_REQUEST_. Write out each line exactly as given. Leave the pictures out of your copy.

---*---

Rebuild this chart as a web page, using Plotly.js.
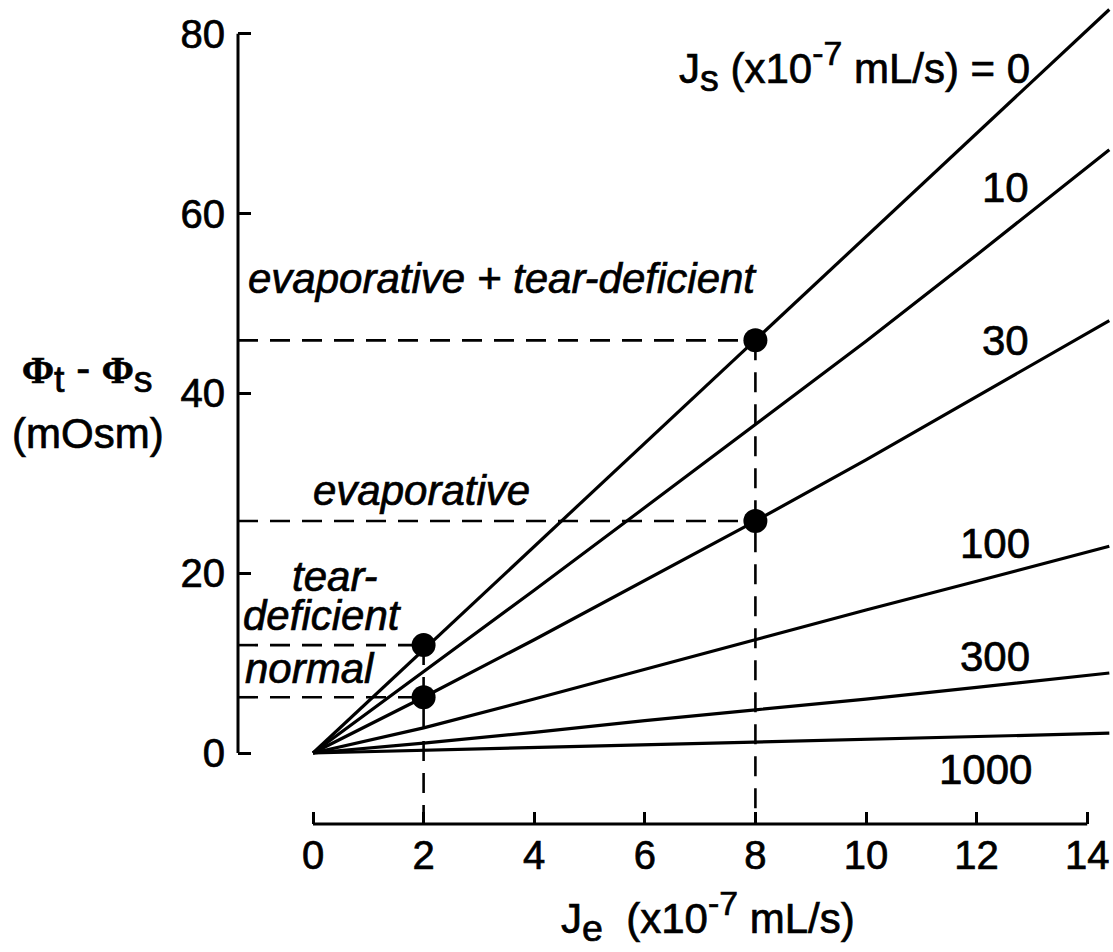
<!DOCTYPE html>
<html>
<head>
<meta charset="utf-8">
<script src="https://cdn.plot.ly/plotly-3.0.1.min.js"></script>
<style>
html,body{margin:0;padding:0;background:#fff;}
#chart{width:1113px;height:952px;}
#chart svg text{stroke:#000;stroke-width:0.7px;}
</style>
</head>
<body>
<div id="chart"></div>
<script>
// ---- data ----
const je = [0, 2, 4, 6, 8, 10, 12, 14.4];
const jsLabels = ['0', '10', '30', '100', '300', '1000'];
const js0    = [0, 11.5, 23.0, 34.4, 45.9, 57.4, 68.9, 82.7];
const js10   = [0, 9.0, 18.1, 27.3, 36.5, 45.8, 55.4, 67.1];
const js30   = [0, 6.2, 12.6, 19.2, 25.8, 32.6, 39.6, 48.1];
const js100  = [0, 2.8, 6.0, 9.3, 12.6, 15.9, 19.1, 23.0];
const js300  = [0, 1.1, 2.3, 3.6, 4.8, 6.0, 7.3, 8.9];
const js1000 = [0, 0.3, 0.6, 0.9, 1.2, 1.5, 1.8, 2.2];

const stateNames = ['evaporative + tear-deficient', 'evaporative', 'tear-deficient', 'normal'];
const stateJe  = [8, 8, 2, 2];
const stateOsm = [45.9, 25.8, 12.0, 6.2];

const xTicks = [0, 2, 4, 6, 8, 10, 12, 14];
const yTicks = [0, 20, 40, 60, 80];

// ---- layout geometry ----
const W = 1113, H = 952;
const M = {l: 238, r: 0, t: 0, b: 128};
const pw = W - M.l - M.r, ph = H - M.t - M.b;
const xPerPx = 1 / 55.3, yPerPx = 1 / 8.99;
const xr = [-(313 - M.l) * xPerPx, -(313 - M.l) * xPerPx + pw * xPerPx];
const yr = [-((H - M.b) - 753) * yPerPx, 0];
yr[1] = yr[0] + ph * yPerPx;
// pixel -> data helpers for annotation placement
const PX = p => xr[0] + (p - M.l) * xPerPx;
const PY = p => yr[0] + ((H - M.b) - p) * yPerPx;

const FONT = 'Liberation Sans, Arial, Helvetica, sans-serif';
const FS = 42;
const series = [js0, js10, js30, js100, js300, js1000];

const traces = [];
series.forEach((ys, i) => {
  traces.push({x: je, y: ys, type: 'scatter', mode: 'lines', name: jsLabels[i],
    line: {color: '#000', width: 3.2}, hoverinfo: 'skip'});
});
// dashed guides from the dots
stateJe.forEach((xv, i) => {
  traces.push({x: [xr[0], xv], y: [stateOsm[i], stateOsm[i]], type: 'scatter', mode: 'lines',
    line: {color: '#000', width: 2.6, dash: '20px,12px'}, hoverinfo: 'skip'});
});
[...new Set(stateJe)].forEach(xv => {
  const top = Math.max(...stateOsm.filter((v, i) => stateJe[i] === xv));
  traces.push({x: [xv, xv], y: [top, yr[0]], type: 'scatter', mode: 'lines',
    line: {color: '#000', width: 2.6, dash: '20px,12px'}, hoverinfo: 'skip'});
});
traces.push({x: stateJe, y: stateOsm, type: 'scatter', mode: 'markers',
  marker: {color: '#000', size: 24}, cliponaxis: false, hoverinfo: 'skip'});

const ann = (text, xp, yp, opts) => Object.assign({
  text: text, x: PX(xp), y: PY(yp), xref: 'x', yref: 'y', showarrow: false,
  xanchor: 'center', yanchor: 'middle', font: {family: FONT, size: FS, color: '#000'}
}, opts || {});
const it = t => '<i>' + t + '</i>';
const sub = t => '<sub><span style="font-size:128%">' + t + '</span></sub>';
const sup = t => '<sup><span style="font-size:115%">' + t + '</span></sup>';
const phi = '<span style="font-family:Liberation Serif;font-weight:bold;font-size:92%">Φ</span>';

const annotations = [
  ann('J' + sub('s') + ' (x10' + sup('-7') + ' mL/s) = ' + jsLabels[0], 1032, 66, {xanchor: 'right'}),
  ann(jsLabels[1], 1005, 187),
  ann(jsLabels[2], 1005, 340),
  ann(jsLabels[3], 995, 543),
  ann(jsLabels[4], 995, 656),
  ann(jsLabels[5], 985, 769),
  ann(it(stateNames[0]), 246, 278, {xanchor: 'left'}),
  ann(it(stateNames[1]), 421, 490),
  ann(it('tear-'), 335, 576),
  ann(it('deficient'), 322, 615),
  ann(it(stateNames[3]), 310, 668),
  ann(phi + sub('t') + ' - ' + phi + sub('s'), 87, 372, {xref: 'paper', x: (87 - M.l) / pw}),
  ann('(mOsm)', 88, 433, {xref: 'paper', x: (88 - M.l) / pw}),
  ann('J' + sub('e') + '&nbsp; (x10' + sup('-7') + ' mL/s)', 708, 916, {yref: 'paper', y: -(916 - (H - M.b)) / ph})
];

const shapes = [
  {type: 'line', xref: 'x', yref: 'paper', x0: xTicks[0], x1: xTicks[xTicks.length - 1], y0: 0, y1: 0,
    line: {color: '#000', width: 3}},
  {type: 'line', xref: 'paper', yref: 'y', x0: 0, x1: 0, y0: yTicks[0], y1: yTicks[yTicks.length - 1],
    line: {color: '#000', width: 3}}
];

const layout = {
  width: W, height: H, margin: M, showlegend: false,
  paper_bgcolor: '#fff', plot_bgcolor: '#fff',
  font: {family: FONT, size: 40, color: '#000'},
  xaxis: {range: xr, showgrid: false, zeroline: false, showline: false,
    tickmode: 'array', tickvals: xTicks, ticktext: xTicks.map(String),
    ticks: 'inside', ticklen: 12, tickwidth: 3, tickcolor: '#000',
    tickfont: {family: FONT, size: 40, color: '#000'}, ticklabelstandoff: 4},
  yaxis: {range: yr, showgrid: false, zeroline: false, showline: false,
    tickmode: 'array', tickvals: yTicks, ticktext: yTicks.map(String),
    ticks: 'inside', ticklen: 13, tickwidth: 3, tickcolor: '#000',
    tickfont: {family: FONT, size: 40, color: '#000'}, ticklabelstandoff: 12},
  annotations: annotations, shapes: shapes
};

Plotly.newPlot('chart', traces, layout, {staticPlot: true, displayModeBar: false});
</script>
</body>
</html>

---*---

_WRITTEN REPLY_.
Rebuild this chart as a web page, using Plotly.js.
<!DOCTYPE html>
<html>
<head>
<meta charset="utf-8">
<script src="https://cdn.plot.ly/plotly-3.0.1.min.js"></script>
<style>
html,body{margin:0;padding:0;background:#fff;}
#chart{width:1113px;height:952px;}
#chart svg text{stroke:#000;stroke-width:0.7px;}
</style>
</head>
<body>
<div id="chart"></div>
<script>
// ---- data ----
const je = [0, 2, 4, 6, 8, 10, 12, 14.4];
const jsLabels = ['0', '10', '30', '100', '300', '1000'];
const js0    = [0, 11.5, 23.0, 34.4, 45.9, 57.4, 68.9, 82.7];
const js10   = [0, 9.0, 18.1, 27.3, 36.5, 45.8, 55.4, 67.1];
const js30   = [0, 6.2, 12.6, 19.2, 25.8, 32.6, 39.6, 48.1];
const js100  = [0, 2.8, 6.0, 9.3, 12.6, 15.9, 19.1, 23.0];
const js300  = [0, 1.1, 2.3, 3.6, 4.8, 6.0, 7.3, 8.9];
const js1000 = [0, 0.3, 0.6, 0.9, 1.2, 1.5, 1.8, 2.2];

const stateNames = ['evaporative + tear-deficient', 'evaporative', 'tear-deficient', 'normal'];
const stateJe  = [8, 8, 2, 2];
const stateOsm = [45.9, 25.8, 12.0, 6.2];

const xTicks = [0, 2, 4, 6, 8, 10, 12, 14];
const yTicks = [0, 20, 40, 60, 80];

// ---- layout geometry ----
const W = 1113, H = 952;
const M = {l: 238, r: 0, t: 0, b: 128};
const pw = W - M.l - M.r, ph = H - M.t - M.b;
const xPerPx = 1 / 55.3, yPerPx = 1 / 8.99;
const xr = [-(313 - M.l) * xPerPx, -(313 - M.l) * xPerPx + pw * xPerPx];
const yr = [-((H - M.b) - 753) * yPerPx, 0];
yr[1] = yr[0] + ph * yPerPx;
// pixel -> data helpers for annotation placement
const PX = p => xr[0] + (p - M.l) * xPerPx;
const PY = p => yr[0] + ((H - M.b) - p) * yPerPx;

const FONT = 'Liberation Sans, Arial, Helvetica, sans-serif';
const FS = 42;
const series = [js0, js10, js30, js100, js300, js1000];

const traces = [];
series.forEach((ys, i) => {
  traces.push({x: je, y: ys, type: 'scatter', mode: 'lines', name: jsLabels[i],
    line: {color: '#000', width: 3.2}, hoverinfo: 'skip'});
});
// dashed guides from the dots
stateJe.forEach((xv, i) => {
  traces.push({x: [xr[0], xv], y: [stateOsm[i], stateOsm[i]], type: 'scatter', mode: 'lines',
    line: {color: '#000', width: 2.6, dash: '20px,12px'}, hoverinfo: 'skip'});
});
[...new Set(stateJe)].forEach(xv => {
  const top = Math.max(...stateOsm.filter((v, i) => stateJe[i] === xv));
  traces.push({x: [xv, xv], y: [top, yr[0]], type: 'scatter', mode: 'lines',
    line: {color: '#000', width: 2.6, dash: '20px,12px'}, hoverinfo: 'skip'});
});
traces.push({x: stateJe, y: stateOsm, type: 'scatter', mode: 'markers',
  marker: {color: '#000', size: 24}, cliponaxis: false, hoverinfo: 'skip'});

const ann = (text, xp, yp, opts) => Object.assign({
  text: text, x: PX(xp), y: PY(yp), xref: 'x', yref: 'y', showarrow: false,
  xanchor: 'center', yanchor: 'middle', font: {family: FONT, size: FS, color: '#000'}
}, opts || {});
const it = t => '<i>' + t + '</i>';
const sub = t => '<sub><span style="font-size:128%">' + t + '</span></sub>';
const sup = t => '<sup><span style="font-size:115%">' + t + '</span></sup>';
const phi = '<span style="font-family:Liberation Serif;font-weight:bold;font-size:92%">Φ</span>';

const annotations = [
  ann('J' + sub('s') + ' (x10' + sup('-7') + ' mL/s) = ' + jsLabels[0], 1032, 66, {xanchor: 'right'}),
  ann(jsLabels[1], 1005, 187),
  ann(jsLabels[2], 1005, 340),
  ann(jsLabels[3], 995, 543),
  ann(jsLabels[4], 995, 656),
  ann(jsLabels[5], 985, 769),
  ann(it(stateNames[0]), 246, 278, {xanchor: 'left'}),
  ann(it(stateNames[1]), 421, 490),
  ann(it('tear-'), 335, 576),
  ann(it('deficient'), 322, 615),
  ann(it(stateNames[3]), 310, 668),
  ann(phi + sub('t') + ' - ' + phi + sub('s'), 87, 372, {xref: 'paper', x: (87 - M.l) / pw}),
  ann('(mOsm)', 88, 433, {xref: 'paper', x: (88 - M.l) / pw}),
  ann('J' + sub('e') + '&nbsp; (x10' + sup('-7') + ' mL/s)', 708, 916, {yref: 'paper', y: -(916 - (H - M.b)) / ph})
];

const shapes = [
  {type: 'line', xref: 'x', yref: 'paper', x0: xTicks[0], x1: xTicks[xTicks.length - 1], y0: 0, y1: 0,
    line: {color: '#000', width: 3}},
  {type: 'line', xref: 'paper', yref: 'y', x0: 0, x1: 0, y0: yTicks[0], y1: yTicks[yTicks.length - 1],
    line: {color: '#000', width: 3}}
];

const layout = {
  width: W, height: H, margin: M, showlegend: false,
  paper_bgcolor: '#fff', plot_bgcolor: '#fff',
  font: {family: FONT, size: 40, color: '#000'},
  xaxis: {range: xr, showgrid: false, zeroline: false, showline: false,
    tickmode: 'array', tickvals: xTicks, ticktext: xTicks.map(String),
    ticks: 'inside', ticklen: 12, tickwidth: 3, tickcolor: '#000',
    tickfont: {family: FONT, size: 40, color: '#000'}, ticklabelstandoff: 4},
  yaxis: {range: yr, showgrid: false, zeroline: false, showline: false,
    tickmode: 'array', tickvals: yTicks, ticktext: yTicks.map(String),
    ticks: 'inside', ticklen: 13, tickwidth: 3, tickcolor: '#000',
    tickfont: {family: FONT, size: 40, color: '#000'}, ticklabelstandoff: 12},
  annotations: annotations, shapes: shapes
};

Plotly.newPlot('chart', traces, layout, {staticPlot: true, displayModeBar: false});
</script>
</body>
</html>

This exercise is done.